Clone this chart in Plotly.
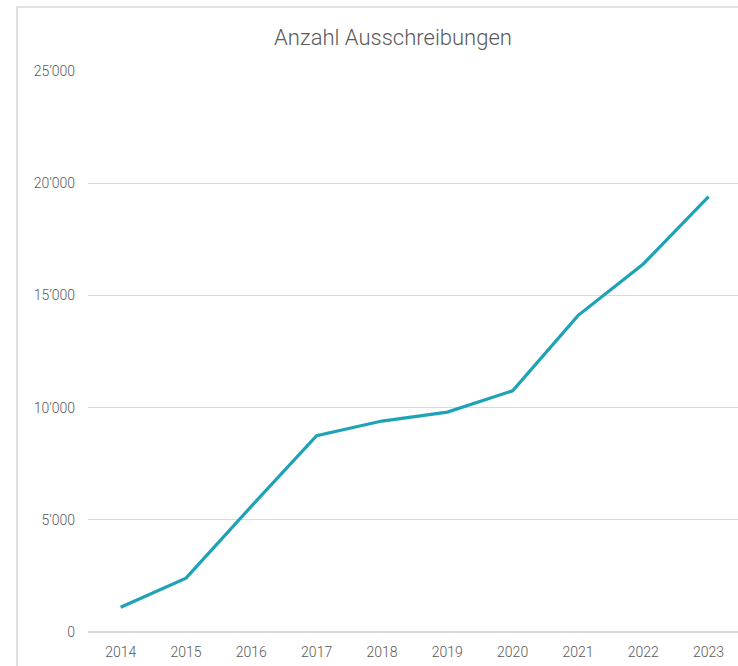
import plotly.graph_objects as go

# Yearly count of tenders
years = ["2014", "2015", "2016", "2017", "2018", "2019", "2020", "2021", "2022", "2023"]
tenders = [1100, 2400, 5600, 8750, 9400, 9800, 10750, 14100, 16400, 19400]

y_ticks = [0, 5000, 10000, 15000, 20000, 25000]
y_tick_labels = ["0", "5\u2019000", "10\u2019000", "15\u2019000", "20\u2019000", "25\u2019000"]

W, H = 738, 666
ML, MR, MT, MB = 88, 0, 71, 34

font_family = "Roboto, sans-serif"
text_color = "#595959"

fig = go.Figure(
    go.Scatter(
        x=years,
        y=tenders,
        mode="lines",
        line=dict(color="#1EA3B6", width=3.2),
        hoverinfo="x+y",
    )
)

fig.update_layout(
    width=W,
    height=H,
    margin=dict(l=ML, r=MR, t=MT, b=MB),
    paper_bgcolor="white",
    plot_bgcolor="white",
    showlegend=False,
    font=dict(family=font_family, color=text_color, size=14, weight=300),
    title=dict(
        text="Anzahl Ausschreibungen",
        x=393 / W,
        xanchor="center",
        y=1 - 37 / H,
        yanchor="middle",
        font=dict(size=22, family=font_family, color=text_color, weight=300),
    ),
    xaxis=dict(
        type="category",
        range=[-0.5, 9.45],
        showgrid=False,
        showline=False,
        zeroline=False,
        ticks="",
        ticklabelstandoff=10,
        tickfont=dict(size=14, color=text_color, weight=300),
    ),
    yaxis=dict(
        range=[0, 25000],
        tickvals=y_ticks,
        ticktext=y_tick_labels,
        showgrid=True,
        gridcolor="#D9D9D9",
        gridwidth=1,
        zeroline=True,
        zerolinecolor="#D9D9D9",
        zerolinewidth=1.5,
        showline=False,
        ticks="",
        ticklabelstandoff=12,
        tickfont=dict(size=14, color=text_color, weight=300),
    ),
)

# Outer chart frame
plot_w = W - ML - MR
plot_h = H - MT - MB
fig.add_shape(
    type="rect",
    xref="paper",
    yref="paper",
    x0=(17 - ML) / plot_w,
    x1=(W + 5 - ML) / plot_w,
    y0=-(MB + 5) / plot_h,
    y1=1 + (MT - 7) / plot_h,
    line=dict(color="#D9D9D9", width=1.5),
    fillcolor="rgba(0,0,0,0)",
    layer="below",
)

fig.write_html("out.html")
# # # # # # #
Set task: All of the material above is to be copied exactly, except for its images.

Task answer:
Clone this chart in Plotly.
import plotly.graph_objects as go

# Yearly count of tenders
years = ["2014", "2015", "2016", "2017", "2018", "2019", "2020", "2021", "2022", "2023"]
tenders = [1100, 2400, 5600, 8750, 9400, 9800, 10750, 14100, 16400, 19400]

y_ticks = [0, 5000, 10000, 15000, 20000, 25000]
y_tick_labels = ["0", "5\u2019000", "10\u2019000", "15\u2019000", "20\u2019000", "25\u2019000"]

W, H = 738, 666
ML, MR, MT, MB = 88, 0, 71, 34

font_family = "Roboto, sans-serif"
text_color = "#595959"

fig = go.Figure(
    go.Scatter(
        x=years,
        y=tenders,
        mode="lines",
        line=dict(color="#1EA3B6", width=3.2),
        hoverinfo="x+y",
    )
)

fig.update_layout(
    width=W,
    height=H,
    margin=dict(l=ML, r=MR, t=MT, b=MB),
    paper_bgcolor="white",
    plot_bgcolor="white",
    showlegend=False,
    font=dict(family=font_family, color=text_color, size=14, weight=300),
    title=dict(
        text="Anzahl Ausschreibungen",
        x=393 / W,
        xanchor="center",
        y=1 - 37 / H,
        yanchor="middle",
        font=dict(size=22, family=font_family, color=text_color, weight=300),
    ),
    xaxis=dict(
        type="category",
        range=[-0.5, 9.45],
        showgrid=False,
        showline=False,
        zeroline=False,
        ticks="",
        ticklabelstandoff=10,
        tickfont=dict(size=14, color=text_color, weight=300),
    ),
    yaxis=dict(
        range=[0, 25000],
        tickvals=y_ticks,
        ticktext=y_tick_labels,
        showgrid=True,
        gridcolor="#D9D9D9",
        gridwidth=1,
        zeroline=True,
        zerolinecolor="#D9D9D9",
        zerolinewidth=1.5,
        showline=False,
        ticks="",
        ticklabelstandoff=12,
        tickfont=dict(size=14, color=text_color, weight=300),
    ),
)

# Outer chart frame
plot_w = W - ML - MR
plot_h = H - MT - MB
fig.add_shape(
    type="rect",
    xref="paper",
    yref="paper",
    x0=(17 - ML) / plot_w,
    x1=(W + 5 - ML) / plot_w,
    y0=-(MB + 5) / plot_h,
    y1=1 + (MT - 7) / plot_h,
    line=dict(color="#D9D9D9", width=1.5),
    fillcolor="rgba(0,0,0,0)",
    layer="below",
)

fig.write_html("out.html")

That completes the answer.